### Set task
Only the pictures stay out; every record is to be quoted exactly.

══════════

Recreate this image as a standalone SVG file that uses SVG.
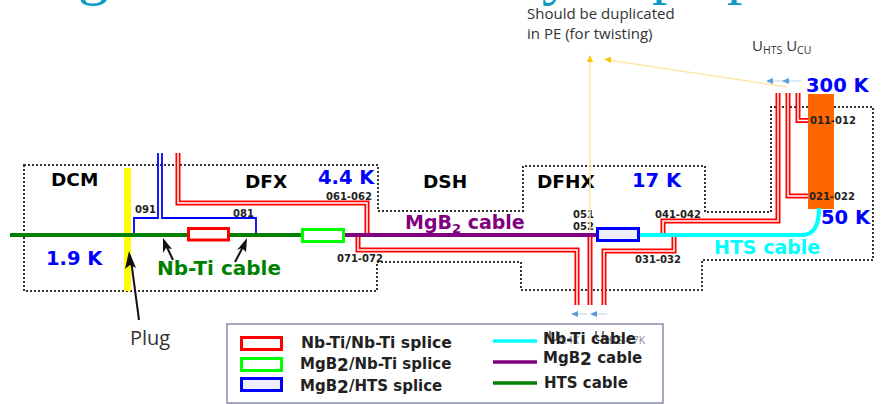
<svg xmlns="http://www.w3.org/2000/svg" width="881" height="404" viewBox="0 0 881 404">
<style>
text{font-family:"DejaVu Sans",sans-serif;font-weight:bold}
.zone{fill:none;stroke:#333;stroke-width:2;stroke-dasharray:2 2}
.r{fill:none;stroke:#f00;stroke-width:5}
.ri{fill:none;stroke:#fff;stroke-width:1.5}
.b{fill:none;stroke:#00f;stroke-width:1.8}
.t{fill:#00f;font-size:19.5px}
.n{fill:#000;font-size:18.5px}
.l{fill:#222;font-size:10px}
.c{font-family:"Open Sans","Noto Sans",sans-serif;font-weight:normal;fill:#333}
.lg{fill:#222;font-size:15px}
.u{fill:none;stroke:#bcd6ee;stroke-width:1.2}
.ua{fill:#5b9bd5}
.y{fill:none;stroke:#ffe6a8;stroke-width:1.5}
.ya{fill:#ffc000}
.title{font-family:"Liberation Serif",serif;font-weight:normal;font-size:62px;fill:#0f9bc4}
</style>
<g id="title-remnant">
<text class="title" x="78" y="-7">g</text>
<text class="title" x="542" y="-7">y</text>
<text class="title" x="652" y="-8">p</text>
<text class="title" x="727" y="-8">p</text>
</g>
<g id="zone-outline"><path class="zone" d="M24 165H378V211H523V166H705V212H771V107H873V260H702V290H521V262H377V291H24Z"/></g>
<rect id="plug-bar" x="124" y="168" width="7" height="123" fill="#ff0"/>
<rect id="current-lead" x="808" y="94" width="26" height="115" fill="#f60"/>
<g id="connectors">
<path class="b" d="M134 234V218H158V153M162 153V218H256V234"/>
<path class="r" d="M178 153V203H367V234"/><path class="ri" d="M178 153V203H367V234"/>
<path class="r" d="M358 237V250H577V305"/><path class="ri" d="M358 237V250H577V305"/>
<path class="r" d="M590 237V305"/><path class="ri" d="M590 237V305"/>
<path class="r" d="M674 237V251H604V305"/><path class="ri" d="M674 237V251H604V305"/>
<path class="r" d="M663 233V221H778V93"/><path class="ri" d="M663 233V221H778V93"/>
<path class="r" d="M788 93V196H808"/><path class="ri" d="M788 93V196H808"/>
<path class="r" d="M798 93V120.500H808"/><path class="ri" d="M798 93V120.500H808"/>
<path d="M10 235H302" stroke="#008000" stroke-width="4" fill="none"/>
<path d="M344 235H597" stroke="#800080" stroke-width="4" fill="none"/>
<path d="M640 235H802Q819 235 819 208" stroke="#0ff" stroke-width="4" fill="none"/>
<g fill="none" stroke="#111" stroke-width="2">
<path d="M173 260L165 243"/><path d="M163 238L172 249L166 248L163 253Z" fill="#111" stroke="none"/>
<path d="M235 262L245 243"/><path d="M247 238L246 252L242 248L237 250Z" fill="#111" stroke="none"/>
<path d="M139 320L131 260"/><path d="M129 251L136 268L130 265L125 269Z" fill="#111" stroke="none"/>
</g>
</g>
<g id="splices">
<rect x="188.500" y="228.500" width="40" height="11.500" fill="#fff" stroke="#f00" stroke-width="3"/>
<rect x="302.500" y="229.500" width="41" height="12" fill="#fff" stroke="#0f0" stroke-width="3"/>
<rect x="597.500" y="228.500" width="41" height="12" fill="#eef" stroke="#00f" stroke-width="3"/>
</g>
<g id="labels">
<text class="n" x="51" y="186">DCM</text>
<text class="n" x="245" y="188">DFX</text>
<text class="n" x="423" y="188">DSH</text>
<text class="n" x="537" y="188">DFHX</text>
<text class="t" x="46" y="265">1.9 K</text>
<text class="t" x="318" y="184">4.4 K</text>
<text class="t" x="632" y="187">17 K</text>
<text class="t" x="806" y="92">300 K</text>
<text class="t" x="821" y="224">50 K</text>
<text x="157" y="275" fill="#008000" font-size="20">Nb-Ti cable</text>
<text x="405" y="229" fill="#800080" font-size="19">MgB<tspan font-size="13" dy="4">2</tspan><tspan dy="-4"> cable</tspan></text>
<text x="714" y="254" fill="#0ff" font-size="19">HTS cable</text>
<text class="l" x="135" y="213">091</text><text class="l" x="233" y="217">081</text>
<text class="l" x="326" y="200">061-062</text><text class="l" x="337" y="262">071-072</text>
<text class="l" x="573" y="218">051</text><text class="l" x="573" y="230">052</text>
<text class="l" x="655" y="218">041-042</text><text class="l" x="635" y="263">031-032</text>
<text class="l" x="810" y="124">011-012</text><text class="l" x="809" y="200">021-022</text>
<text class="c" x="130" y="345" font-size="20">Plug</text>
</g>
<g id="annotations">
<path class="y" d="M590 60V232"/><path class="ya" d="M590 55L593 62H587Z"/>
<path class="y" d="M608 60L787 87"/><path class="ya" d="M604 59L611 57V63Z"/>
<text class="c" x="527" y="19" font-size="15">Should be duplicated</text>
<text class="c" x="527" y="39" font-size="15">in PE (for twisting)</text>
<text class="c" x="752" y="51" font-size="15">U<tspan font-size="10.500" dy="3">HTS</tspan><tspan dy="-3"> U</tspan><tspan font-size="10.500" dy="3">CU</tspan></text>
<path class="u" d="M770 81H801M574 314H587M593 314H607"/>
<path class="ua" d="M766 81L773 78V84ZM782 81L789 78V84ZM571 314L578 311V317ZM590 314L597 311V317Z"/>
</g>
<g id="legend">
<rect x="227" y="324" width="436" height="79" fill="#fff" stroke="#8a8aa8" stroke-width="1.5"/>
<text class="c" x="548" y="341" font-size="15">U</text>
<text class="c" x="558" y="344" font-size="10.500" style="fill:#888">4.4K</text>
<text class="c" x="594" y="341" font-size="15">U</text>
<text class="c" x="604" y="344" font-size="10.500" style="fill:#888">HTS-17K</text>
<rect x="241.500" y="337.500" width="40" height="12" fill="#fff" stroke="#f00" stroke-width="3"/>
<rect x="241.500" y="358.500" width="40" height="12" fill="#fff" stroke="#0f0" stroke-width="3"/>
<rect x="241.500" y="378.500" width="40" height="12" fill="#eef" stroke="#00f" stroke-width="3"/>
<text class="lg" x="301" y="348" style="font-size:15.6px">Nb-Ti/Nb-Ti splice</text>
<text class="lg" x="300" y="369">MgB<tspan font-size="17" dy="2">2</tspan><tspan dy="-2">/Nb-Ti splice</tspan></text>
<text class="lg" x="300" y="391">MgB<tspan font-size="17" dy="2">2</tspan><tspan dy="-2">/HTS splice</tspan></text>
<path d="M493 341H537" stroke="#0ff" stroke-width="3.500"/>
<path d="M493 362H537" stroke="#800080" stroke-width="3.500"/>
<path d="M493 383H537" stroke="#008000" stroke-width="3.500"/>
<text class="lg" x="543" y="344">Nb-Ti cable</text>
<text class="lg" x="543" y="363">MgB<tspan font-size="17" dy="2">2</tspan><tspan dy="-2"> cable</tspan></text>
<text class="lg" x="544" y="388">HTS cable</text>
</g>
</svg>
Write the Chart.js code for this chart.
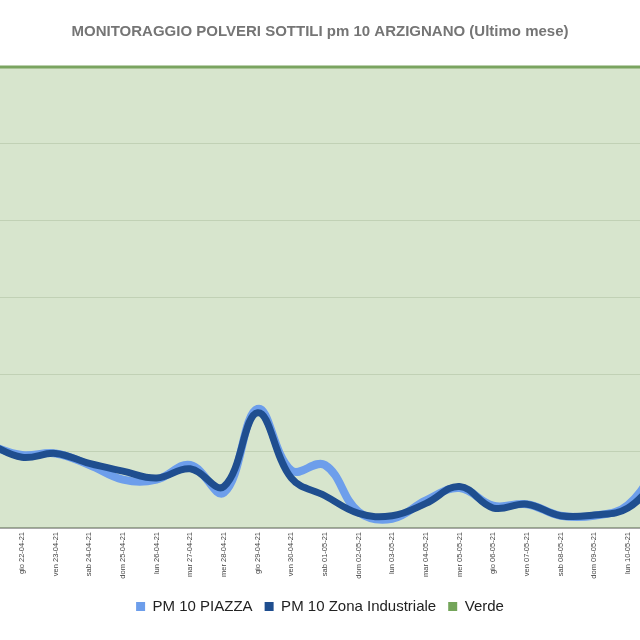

══════════

### Answer to the task
Recreate this image as a standalone SVG file that uses SVG.
<svg xmlns="http://www.w3.org/2000/svg" width="881" height="404" viewBox="0 0 881 404">
<style>
text{font-family:"DejaVu Sans",sans-serif;font-weight:bold}
.zone{fill:none;stroke:#333;stroke-width:2;stroke-dasharray:2 2}
.r{fill:none;stroke:#f00;stroke-width:5}
.ri{fill:none;stroke:#fff;stroke-width:1.5}
.b{fill:none;stroke:#00f;stroke-width:1.8}
.t{fill:#00f;font-size:19.5px}
.n{fill:#000;font-size:18.5px}
.l{fill:#222;font-size:10px}
.c{font-family:"Open Sans","Noto Sans",sans-serif;font-weight:normal;fill:#333}
.lg{fill:#222;font-size:15px}
.u{fill:none;stroke:#bcd6ee;stroke-width:1.2}
.ua{fill:#5b9bd5}
.y{fill:none;stroke:#ffe6a8;stroke-width:1.5}
.ya{fill:#ffc000}
.title{font-family:"Liberation Serif",serif;font-weight:normal;font-size:62px;fill:#0f9bc4}
</style>
<g id="title-remnant">
<text class="title" x="78" y="-7">g</text>
<text class="title" x="542" y="-7">y</text>
<text class="title" x="652" y="-8">p</text>
<text class="title" x="727" y="-8">p</text>
</g>
<g id="zone-outline"><path class="zone" d="M24 165H378V211H523V166H705V212H771V107H873V260H702V290H521V262H377V291H24Z"/></g>
<rect id="plug-bar" x="124" y="168" width="7" height="123" fill="#ff0"/>
<rect id="current-lead" x="808" y="94" width="26" height="115" fill="#f60"/>
<g id="connectors">
<path class="b" d="M134 234V218H158V153M162 153V218H256V234"/>
<path class="r" d="M178 153V203H367V234"/><path class="ri" d="M178 153V203H367V234"/>
<path class="r" d="M358 237V250H577V305"/><path class="ri" d="M358 237V250H577V305"/>
<path class="r" d="M590 237V305"/><path class="ri" d="M590 237V305"/>
<path class="r" d="M674 237V251H604V305"/><path class="ri" d="M674 237V251H604V305"/>
<path class="r" d="M663 233V221H778V93"/><path class="ri" d="M663 233V221H778V93"/>
<path class="r" d="M788 93V196H808"/><path class="ri" d="M788 93V196H808"/>
<path class="r" d="M798 93V120.500H808"/><path class="ri" d="M798 93V120.500H808"/>
<path d="M10 235H302" stroke="#008000" stroke-width="4" fill="none"/>
<path d="M344 235H597" stroke="#800080" stroke-width="4" fill="none"/>
<path d="M640 235H802Q819 235 819 208" stroke="#0ff" stroke-width="4" fill="none"/>
<g fill="none" stroke="#111" stroke-width="2">
<path d="M173 260L165 243"/><path d="M163 238L172 249L166 248L163 253Z" fill="#111" stroke="none"/>
<path d="M235 262L245 243"/><path d="M247 238L246 252L242 248L237 250Z" fill="#111" stroke="none"/>
<path d="M139 320L131 260"/><path d="M129 251L136 268L130 265L125 269Z" fill="#111" stroke="none"/>
</g>
</g>
<g id="splices">
<rect x="188.500" y="228.500" width="40" height="11.500" fill="#fff" stroke="#f00" stroke-width="3"/>
<rect x="302.500" y="229.500" width="41" height="12" fill="#fff" stroke="#0f0" stroke-width="3"/>
<rect x="597.500" y="228.500" width="41" height="12" fill="#eef" stroke="#00f" stroke-width="3"/>
</g>
<g id="labels">
<text class="n" x="51" y="186">DCM</text>
<text class="n" x="245" y="188">DFX</text>
<text class="n" x="423" y="188">DSH</text>
<text class="n" x="537" y="188">DFHX</text>
<text class="t" x="46" y="265">1.9 K</text>
<text class="t" x="318" y="184">4.4 K</text>
<text class="t" x="632" y="187">17 K</text>
<text class="t" x="806" y="92">300 K</text>
<text class="t" x="821" y="224">50 K</text>
<text x="157" y="275" fill="#008000" font-size="20">Nb-Ti cable</text>
<text x="405" y="229" fill="#800080" font-size="19">MgB<tspan font-size="13" dy="4">2</tspan><tspan dy="-4"> cable</tspan></text>
<text x="714" y="254" fill="#0ff" font-size="19">HTS cable</text>
<text class="l" x="135" y="213">091</text><text class="l" x="233" y="217">081</text>
<text class="l" x="326" y="200">061-062</text><text class="l" x="337" y="262">071-072</text>
<text class="l" x="573" y="218">051</text><text class="l" x="573" y="230">052</text>
<text class="l" x="655" y="218">041-042</text><text class="l" x="635" y="263">031-032</text>
<text class="l" x="810" y="124">011-012</text><text class="l" x="809" y="200">021-022</text>
<text class="c" x="130" y="345" font-size="20">Plug</text>
</g>
<g id="annotations">
<path class="y" d="M590 60V232"/><path class="ya" d="M590 55L593 62H587Z"/>
<path class="y" d="M608 60L787 87"/><path class="ya" d="M604 59L611 57V63Z"/>
<text class="c" x="527" y="19" font-size="15">Should be duplicated</text>
<text class="c" x="527" y="39" font-size="15">in PE (for twisting)</text>
<text class="c" x="752" y="51" font-size="15">U<tspan font-size="10.500" dy="3">HTS</tspan><tspan dy="-3"> U</tspan><tspan font-size="10.500" dy="3">CU</tspan></text>
<path class="u" d="M770 81H801M574 314H587M593 314H607"/>
<path class="ua" d="M766 81L773 78V84ZM782 81L789 78V84ZM571 314L578 311V317ZM590 314L597 311V317Z"/>
</g>
<g id="legend">
<rect x="227" y="324" width="436" height="79" fill="#fff" stroke="#8a8aa8" stroke-width="1.5"/>
<text class="c" x="548" y="341" font-size="15">U</text>
<text class="c" x="558" y="344" font-size="10.500" style="fill:#888">4.4K</text>
<text class="c" x="594" y="341" font-size="15">U</text>
<text class="c" x="604" y="344" font-size="10.500" style="fill:#888">HTS-17K</text>
<rect x="241.500" y="337.500" width="40" height="12" fill="#fff" stroke="#f00" stroke-width="3"/>
<rect x="241.500" y="358.500" width="40" height="12" fill="#fff" stroke="#0f0" stroke-width="3"/>
<rect x="241.500" y="378.500" width="40" height="12" fill="#eef" stroke="#00f" stroke-width="3"/>
<text class="lg" x="301" y="348" style="font-size:15.6px">Nb-Ti/Nb-Ti splice</text>
<text class="lg" x="300" y="369">MgB<tspan font-size="17" dy="2">2</tspan><tspan dy="-2">/Nb-Ti splice</tspan></text>
<text class="lg" x="300" y="391">MgB<tspan font-size="17" dy="2">2</tspan><tspan dy="-2">/HTS splice</tspan></text>
<path d="M493 341H537" stroke="#0ff" stroke-width="3.500"/>
<path d="M493 362H537" stroke="#800080" stroke-width="3.500"/>
<path d="M493 383H537" stroke="#008000" stroke-width="3.500"/>
<text class="lg" x="543" y="344">Nb-Ti cable</text>
<text class="lg" x="543" y="363">MgB<tspan font-size="17" dy="2">2</tspan><tspan dy="-2"> cable</tspan></text>
<text class="lg" x="544" y="388">HTS cable</text>
</g>
</svg>
Write the Chart.js code for this chart.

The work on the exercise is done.